En France, le projet de « constitution européenne » de 2005 était soutenu par 80% des parlementaires au moment où le peuple rejetait massivement ce traité.
Ainsi, en France, le projet de « constitution européenne » de 2005 était soutenu par 80% des parlementaires au moment où le peuple rejetait massivement ce traité. En matière de contradiction entre volonté populaire et engagement de ceux qui sont censés la représenter, le Royaume-Uni n'a donc pas l'exclusivité... On sait comment les dirigeants européens ont délibérément contourné le vote des Français (et des Néerlandais).

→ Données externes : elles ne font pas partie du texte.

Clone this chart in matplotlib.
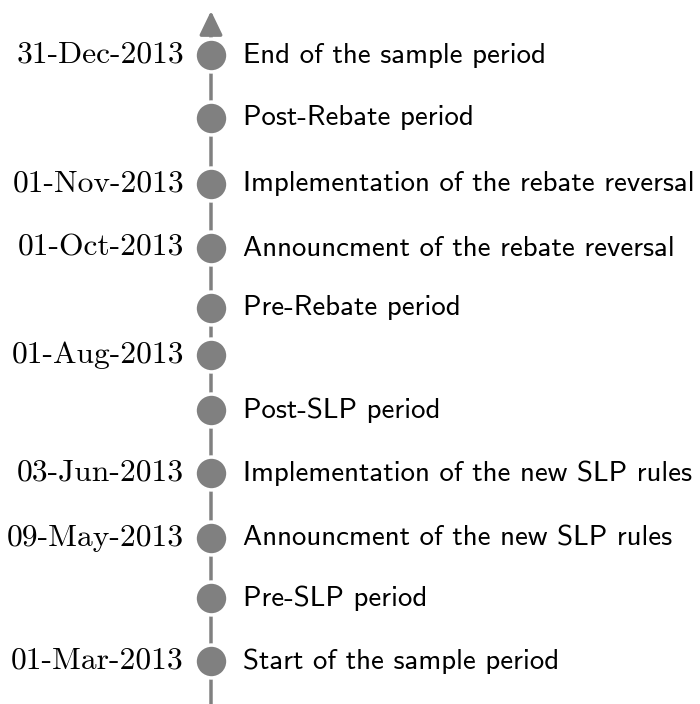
import matplotlib.pyplot as plt
import numpy as np

# timeline events, top to bottom
dates = ["31-Dec-2013", "", "01-Nov-2013", "01-Oct-2013", "", "01-Aug-2013",
         "", "03-Jun-2013", "09-May-2013", "", "01-Mar-2013"]
events = ["End of the sample period", "Post-Rebate period",
          "Implementation of the rebate reversal",
          "Announcment of the rebate reversal", "Pre-Rebate period", "",
          "Post-SLP period", "Implementation of the new SLP rules",
          "Announcment of the new SLP rules", "Pre-SLP period",
          "Start of the sample period"]
levels = [55, 118, 184, 248, 308, 355, 410, 473, 538, 598, 661]

gray = "#808080"

fig = plt.figure(figsize=(7, 7.04), dpi=100)
ax = fig.add_axes([0, 0, 1, 1])
ax.set_xlim(0, 700)
ax.set_ylim(704, 0)
ax.axis("off")

x0 = 211
# main axis with arrow
ax.annotate("", xy=(x0, 11), xytext=(x0, 704),
            arrowprops=dict(arrowstyle="-|>,head_length=1.45,head_width=0.7",
                            color=gray, lw=2.5, shrinkA=0, shrinkB=0))

ax.scatter([x0] * len(levels), levels, s=560, color=gray,
           edgecolors="white", linewidths=2.5, zorder=3)

for y, d, e in zip(levels, dates, events):
    if d:
        ax.text(184, y, d, ha="right", va="center", fontsize=22.7,
                family="cmr10")
    if e:
        ax.text(243, y, e, ha="left", va="center", fontsize=20.8,
                family="cmss10")

plt.savefig("out.png")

Comme l'affirme Mme May qui, à juste titre, refuse la tenue d'un nouveau référendum, celui-ci constituerait un scandale démocratique. Cela signifierait que la volonté populaire peut être piétinée quand elle s'exprime contre l'idée européenne, mais qu'elle est définitive dès lors qu'elle irait dans le sens de celle-ci. Car les partisans de cette consultation excluent évidemment une troisième manche si le résultat leur était favorable.
Ce qui, au demeurant, serait très loin d'être assuré. Les sondages affirment aujourd'hui que ceux qui souhaitent rester dans l'Union seraient légèrement majoritaires. Mais les mêmes instituts avaient pronostiqué en 2016 une défaite du Brexit...

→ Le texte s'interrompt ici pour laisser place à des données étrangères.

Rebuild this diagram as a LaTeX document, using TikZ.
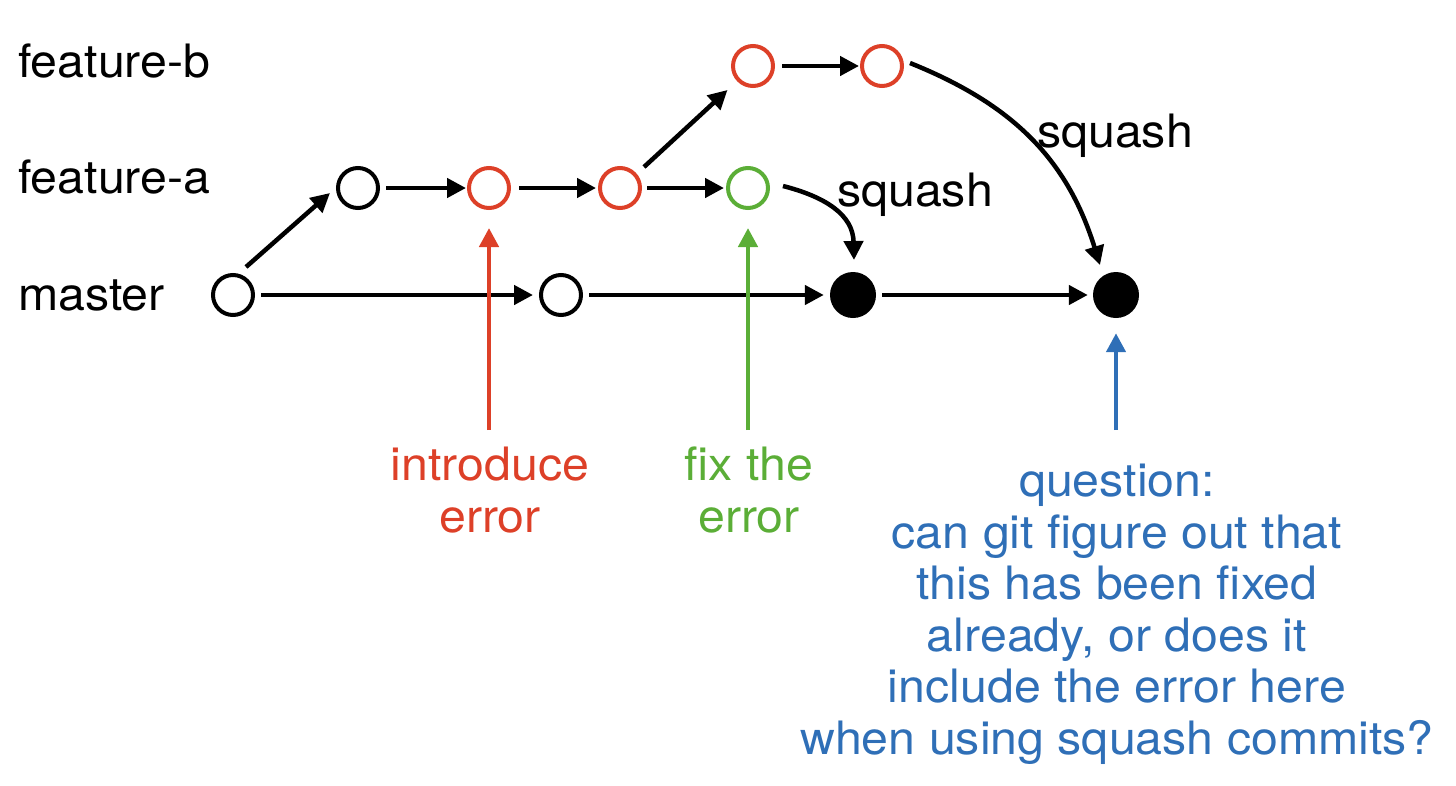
\documentclass[tikz,border=0pt]{standalone}
\usepackage{fontspec}
\setmainfont{TeX Gyre Heros}[FakeStretch=1.05]
\usetikzlibrary{arrows.meta}
\definecolor{errred}{RGB}{221,64,40}
\definecolor{fixgreen}{RGB}{91,174,55}
\definecolor{qblue}{RGB}{47,111,183}
\begin{document}
\begin{tikzpicture}[x=1pt,y=-1pt,
  commit/.style={circle,draw,line width=4pt,minimum size=40pt,inner sep=0pt},
  squashed/.style={circle,fill=black,minimum size=46pt,inner sep=0pt},
  lbl/.style={inner sep=0pt,font=\fontsize{46}{51.5}\selectfont},
  conn/.style={line width=4.5pt,-{Triangle[length=19pt,width=19pt]}},
 ]
\useasboundingbox (0,0) rectangle (1456,785);

% commits
\node[commit] (m0) at (233,295) {};
\node[commit] (m1) at (561,295) {};
\node[squashed] (m2) at (853,295) {};
\node[squashed] (m3) at (1116,295) {};
\node[commit] (a0) at (358,188) {};
\node[commit,errred] (a1) at (489,188) {};
\node[commit,errred] (a2) at (620,188) {};
\node[commit,fixgreen] (a3) at (748,188) {};
\node[commit,errred] (b0) at (753,66) {};
\node[commit,errred] (b1) at (882,66) {};

% branch labels
\node[lbl,anchor=base west] (lb) at (18,77) {feature-b};
\node[lbl,anchor=base west] (la) at (18,193) {feature-a};
\node[lbl,anchor=base west] (lm) at (18,310) {master};

% arrows between commits
\draw[conn,shorten <=6pt,shorten >=6pt] (m0) -- (m1);
\draw[conn,shorten <=6pt,shorten >=6pt] (m1) -- (m2);
\draw[conn,shorten <=6pt,shorten >=5pt] (m2) -- (m3);
\draw[conn,shorten <=6pt,shorten >=1pt] (a0) -- (a1);
\draw[conn,shorten <=8pt,shorten >=2pt] (a1) -- (a2);
\draw[conn,shorten <=5pt,shorten >=2pt] (a2) -- (a3);
\draw[conn,shorten <=7pt,shorten >=1pt] (b0) -- (b1);
\draw[conn] ([shift={(13,-28)}]m0.center) -- ([shift={(-28,5)}]a0.center);
\draw[conn] ([shift={(24,-21)}]a2.center) -- ([shift={(-25.5,24)}]b0.center);

% squash curves
\draw[conn] ([shift={(35,-2)}]a3.center) .. controls (826,197) and (853,215) .. ([shift={(1,-35)}]m2.center);
\draw[conn] ([shift={(28,-3)}]b1.center) .. controls (1012,104) and (1067,158.5) .. ([shift={(-16,-30)}]m3.center);
\node[lbl,anchor=base] (sq1) at (915,206) {squash};
\node[lbl,anchor=base] (sq2) at (1115,147) {squash};

% annotation arrows
\coordinate (rt) at (489,430);
\coordinate (gt) at (748,430);
\coordinate (bt) at (1116,430);
\draw[conn,errred,shorten >=18pt] (rt) -- (a1);
\draw[conn,fixgreen,shorten >=18pt] (gt) -- (a3);
\draw[conn,qblue,shorten >=15pt] (bt) -- (m3);

% annotation texts (base = baseline of last line)
\node[lbl,anchor=base,align=center,text=errred] (intro) at (490,532) {introduce\\error};
\node[lbl,anchor=base,align=center,text=fixgreen] (fix) at (749,532) {fix the\\error};
\node[lbl,anchor=base,align=center,text=qblue] (q) at (1117,754) {question:\\can git figure out that\\this has been fixed\\already, or does it\\include the error here\\when using squash commits?};
\end{tikzpicture}
\end{document}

Les Britanniques qui se sont prononcés pour que leur pays recouvre sa souveraineté n'ont pas changé d'avis
En réalité, les Britanniques qui se sont prononcés pour que leur pays recouvre sa souveraineté n'ont pas changé d'avis. Et s'il est vrai que nombre de citoyens sont épuisés ou agacés par la situation actuelle, ce n'est pas qu'ils rejettent désormais le Brexit (qui n'a pas encore eu lieu) mais plutôt le processus interminable dont on ne voit pas la fin.
On peut même affirmer que le soutien à l'UE est bien inférieur à la moitié de la population qui a voté contre la sortie de l'Union. Simplement, en 2016 et plus encore aujourd'hui, les europhiles n'ont jamais cessé leur chantage à la peur du vide et au chaos.
« C'est mon devoir de mettre en œuvre les instructions (des électeurs en 2016) et j'ai l'intention de le faire » - Theresa May
Après le vote aux Communes, Mme May, certes fragilisée, reste ferme sur son refus d'une nouvelle consultation, ainsi que sur sa volonté : « c'est mon devoir de mettre en œuvre les instructions (des électeurs en 2016) et j'ai l'intention de le faire ».
Depuis 2005, les temps ont profondément changé. En France par exemple, les Gilets jaunes ont surgi, semant la terreur dans les allées du pouvoir. Si, par hypothèse d'école, les dirigeants européens réussissaient, à force de manœuvres, à garder un pays dans la secte européenne contre sa volonté, ce serait - un victoire qui leur serait probablement fatale : la « vague populiste » qu'ils redoutent déjà, notamment à l'occasion des prochaines élections européennes, pourrait alors prendre une ampleur qu'il n'imaginent même pas...
Mais pour l'heure, on peut encore l'affirmer : l'incertitude est plus forte que jamais quant à ses conditions et délais, mais le Brexit aura bel et bien lieu.